There are numerous good reasons for upgrading our electricity infrastructure to "smart grid" technologies and smart metering.
Energy is expensive and often scarce. The more we can monitor its use - both at a provider and consumer level - the more effectively we can use it.
Businesses and families save money. The planet gets saved, one kilowatt at a time.
Last month I experienced the lunacy of the old way - a dumb meter attached to a dumb grid going terribly wrong.
My home electricity provider phoned with a bizarre announcement. They had recently discovered that the power meter monitoring my apartment hadn't been recording accurately since January.
They had now replaced it, taken a reading of my consumption over the ensuing seven days and would send me a bill based on multiplying that week's usage by the number of weeks they said the meter had been out of action.
They concluded I owed them several hundred dollars.
They would kindly knock off a bit of a discount since I probably used less electricity over summer when the problem began, and they apologised for the inconvenience.

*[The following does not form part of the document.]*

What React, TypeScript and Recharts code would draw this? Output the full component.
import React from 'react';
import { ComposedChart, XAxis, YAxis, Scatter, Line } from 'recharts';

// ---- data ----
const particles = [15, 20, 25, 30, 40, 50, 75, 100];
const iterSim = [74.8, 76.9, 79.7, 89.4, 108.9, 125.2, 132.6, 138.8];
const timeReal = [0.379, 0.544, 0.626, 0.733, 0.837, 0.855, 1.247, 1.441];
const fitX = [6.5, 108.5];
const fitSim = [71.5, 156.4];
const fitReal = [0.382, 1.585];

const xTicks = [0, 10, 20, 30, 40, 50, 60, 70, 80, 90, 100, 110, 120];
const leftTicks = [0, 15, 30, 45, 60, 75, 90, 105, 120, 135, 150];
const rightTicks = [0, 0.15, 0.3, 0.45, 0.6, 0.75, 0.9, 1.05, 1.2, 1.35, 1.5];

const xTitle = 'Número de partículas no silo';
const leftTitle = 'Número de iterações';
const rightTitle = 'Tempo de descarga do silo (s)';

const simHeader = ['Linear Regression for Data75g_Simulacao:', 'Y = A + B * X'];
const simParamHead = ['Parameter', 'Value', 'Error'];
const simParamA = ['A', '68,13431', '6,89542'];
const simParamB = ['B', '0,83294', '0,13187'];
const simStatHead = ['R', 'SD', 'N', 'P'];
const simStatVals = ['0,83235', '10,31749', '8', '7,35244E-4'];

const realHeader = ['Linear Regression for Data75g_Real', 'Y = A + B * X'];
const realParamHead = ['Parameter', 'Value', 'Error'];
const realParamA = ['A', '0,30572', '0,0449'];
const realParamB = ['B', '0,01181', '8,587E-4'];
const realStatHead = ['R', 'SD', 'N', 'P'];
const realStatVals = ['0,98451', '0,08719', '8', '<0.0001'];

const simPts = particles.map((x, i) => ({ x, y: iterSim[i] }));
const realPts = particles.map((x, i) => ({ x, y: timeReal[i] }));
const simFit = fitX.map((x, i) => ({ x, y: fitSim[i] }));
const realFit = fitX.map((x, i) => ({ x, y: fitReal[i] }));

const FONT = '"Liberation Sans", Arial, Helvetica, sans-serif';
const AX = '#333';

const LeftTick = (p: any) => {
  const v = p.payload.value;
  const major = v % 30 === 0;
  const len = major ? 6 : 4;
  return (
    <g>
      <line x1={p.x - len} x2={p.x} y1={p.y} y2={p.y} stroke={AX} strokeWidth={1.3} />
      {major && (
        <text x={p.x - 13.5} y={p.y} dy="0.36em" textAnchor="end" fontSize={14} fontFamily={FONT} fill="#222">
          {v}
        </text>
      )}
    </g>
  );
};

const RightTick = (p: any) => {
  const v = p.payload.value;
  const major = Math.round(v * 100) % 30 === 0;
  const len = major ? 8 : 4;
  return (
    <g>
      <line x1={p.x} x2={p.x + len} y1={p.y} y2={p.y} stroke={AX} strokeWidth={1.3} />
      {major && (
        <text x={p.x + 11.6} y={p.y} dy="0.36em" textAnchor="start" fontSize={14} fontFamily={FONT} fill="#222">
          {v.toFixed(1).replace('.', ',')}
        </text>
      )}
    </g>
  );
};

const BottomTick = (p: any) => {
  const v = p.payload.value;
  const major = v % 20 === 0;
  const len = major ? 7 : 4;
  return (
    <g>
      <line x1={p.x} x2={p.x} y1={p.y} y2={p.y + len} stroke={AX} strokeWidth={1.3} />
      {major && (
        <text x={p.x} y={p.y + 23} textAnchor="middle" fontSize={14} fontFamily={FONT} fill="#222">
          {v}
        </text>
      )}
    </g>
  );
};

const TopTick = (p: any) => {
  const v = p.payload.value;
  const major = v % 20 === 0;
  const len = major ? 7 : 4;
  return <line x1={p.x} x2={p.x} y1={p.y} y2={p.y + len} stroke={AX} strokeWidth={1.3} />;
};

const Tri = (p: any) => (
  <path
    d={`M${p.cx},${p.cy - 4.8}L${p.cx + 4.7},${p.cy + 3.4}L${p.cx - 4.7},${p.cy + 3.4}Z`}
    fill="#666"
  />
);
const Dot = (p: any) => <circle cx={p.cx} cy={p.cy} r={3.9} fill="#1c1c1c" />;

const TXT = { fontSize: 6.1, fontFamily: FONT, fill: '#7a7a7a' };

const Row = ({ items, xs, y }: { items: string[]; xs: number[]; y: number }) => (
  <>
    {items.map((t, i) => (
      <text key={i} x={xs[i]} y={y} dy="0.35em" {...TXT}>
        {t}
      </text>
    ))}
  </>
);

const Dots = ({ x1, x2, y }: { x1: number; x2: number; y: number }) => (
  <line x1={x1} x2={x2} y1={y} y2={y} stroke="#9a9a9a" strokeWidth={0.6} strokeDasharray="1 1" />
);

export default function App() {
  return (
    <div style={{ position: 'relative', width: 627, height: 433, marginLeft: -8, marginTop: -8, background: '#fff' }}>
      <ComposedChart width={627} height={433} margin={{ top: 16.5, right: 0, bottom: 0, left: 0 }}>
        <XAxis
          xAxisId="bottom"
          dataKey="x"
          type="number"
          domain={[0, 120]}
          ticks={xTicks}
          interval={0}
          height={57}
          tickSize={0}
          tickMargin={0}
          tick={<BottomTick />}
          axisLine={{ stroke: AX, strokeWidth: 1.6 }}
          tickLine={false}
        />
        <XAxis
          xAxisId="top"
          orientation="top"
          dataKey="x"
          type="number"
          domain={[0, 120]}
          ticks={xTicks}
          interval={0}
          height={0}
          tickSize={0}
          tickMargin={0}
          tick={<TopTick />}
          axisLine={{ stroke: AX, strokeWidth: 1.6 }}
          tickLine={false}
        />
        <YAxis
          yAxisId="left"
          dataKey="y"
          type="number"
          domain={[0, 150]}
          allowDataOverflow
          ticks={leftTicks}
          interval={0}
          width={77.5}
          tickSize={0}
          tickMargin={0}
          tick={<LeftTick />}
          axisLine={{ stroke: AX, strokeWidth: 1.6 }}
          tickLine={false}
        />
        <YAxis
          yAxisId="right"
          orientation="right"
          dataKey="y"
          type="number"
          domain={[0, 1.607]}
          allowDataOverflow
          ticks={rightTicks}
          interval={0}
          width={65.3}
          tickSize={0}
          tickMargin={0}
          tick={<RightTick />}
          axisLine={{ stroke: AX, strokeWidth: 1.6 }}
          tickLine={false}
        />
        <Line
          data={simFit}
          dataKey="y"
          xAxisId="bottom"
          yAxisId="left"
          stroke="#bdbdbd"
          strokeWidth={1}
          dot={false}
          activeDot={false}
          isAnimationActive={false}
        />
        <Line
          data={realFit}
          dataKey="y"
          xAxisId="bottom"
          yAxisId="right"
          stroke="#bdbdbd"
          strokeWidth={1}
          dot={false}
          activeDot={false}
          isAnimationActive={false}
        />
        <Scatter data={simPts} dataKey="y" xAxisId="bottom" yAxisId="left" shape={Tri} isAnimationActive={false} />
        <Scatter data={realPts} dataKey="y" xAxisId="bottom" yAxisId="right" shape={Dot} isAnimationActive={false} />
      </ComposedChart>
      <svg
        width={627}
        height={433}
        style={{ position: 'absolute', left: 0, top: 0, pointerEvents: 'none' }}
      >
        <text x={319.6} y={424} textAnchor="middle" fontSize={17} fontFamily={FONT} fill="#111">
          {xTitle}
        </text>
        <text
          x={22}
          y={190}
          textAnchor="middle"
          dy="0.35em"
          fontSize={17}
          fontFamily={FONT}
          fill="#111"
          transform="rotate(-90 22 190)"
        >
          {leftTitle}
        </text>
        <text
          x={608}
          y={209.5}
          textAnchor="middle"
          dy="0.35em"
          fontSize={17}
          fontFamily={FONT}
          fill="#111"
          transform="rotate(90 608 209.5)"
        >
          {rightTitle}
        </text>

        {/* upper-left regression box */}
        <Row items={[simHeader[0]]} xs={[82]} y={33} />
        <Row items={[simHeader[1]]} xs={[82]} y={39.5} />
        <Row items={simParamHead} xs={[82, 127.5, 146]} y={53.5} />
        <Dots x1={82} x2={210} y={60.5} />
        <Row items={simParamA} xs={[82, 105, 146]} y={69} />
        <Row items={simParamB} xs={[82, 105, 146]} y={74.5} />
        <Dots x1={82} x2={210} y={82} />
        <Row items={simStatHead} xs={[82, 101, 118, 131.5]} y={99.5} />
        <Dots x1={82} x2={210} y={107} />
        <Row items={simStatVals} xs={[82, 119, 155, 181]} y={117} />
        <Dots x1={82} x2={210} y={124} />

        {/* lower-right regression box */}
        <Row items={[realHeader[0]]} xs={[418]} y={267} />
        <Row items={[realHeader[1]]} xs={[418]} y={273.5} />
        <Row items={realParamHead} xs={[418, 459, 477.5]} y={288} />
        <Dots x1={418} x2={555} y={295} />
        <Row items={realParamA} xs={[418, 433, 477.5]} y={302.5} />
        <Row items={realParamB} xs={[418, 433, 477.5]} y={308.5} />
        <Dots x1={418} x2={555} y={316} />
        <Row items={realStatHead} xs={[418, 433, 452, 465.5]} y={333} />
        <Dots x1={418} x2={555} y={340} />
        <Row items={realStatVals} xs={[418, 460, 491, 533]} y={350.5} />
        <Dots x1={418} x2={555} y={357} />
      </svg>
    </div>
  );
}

I live in a large apartment complex and, after asking around, discovered others in the block had received similar calls.
It's hard to know where to begin when critiquing the failings of a business that finds itself dealing with customers in this fashion.
Contact is in the business of providing electricity to customers and billing them for what they use.
Given that, how it can take the organisation several months to realise a meter is not working baffles me.
Aside from that rather fundamental operational failing, the flow-on effect is to create a customer relations nightmare. Consumers presented with a guestimate bill because the company's technology doesn't work are going to be either grumpy, refuse to pay, or probably both.
Solving these grumpy customers' issues is a huge, unnecessary drain on staff resources.
On one level I'm not surprised by this fiasco. Contact has a particular knack for enraging its customers. Remember the thousands who deserted it when the company's directors insisted on raising their fees as power prices rose?
To its credit, however, Contact has begun making use of smart meters. As well as providing customers with the power to better control their electricity consumption, another advantage of a smart grid is that it reports back almost instantly when a meter fails.
Having that ability is surely the basis for a better business model than the it-broke-a-few-months-ago-so-here's-an-arbitrary-bill approach to customer relations.
I live in hope that Contact gets smart in my part of town sooner rather than later.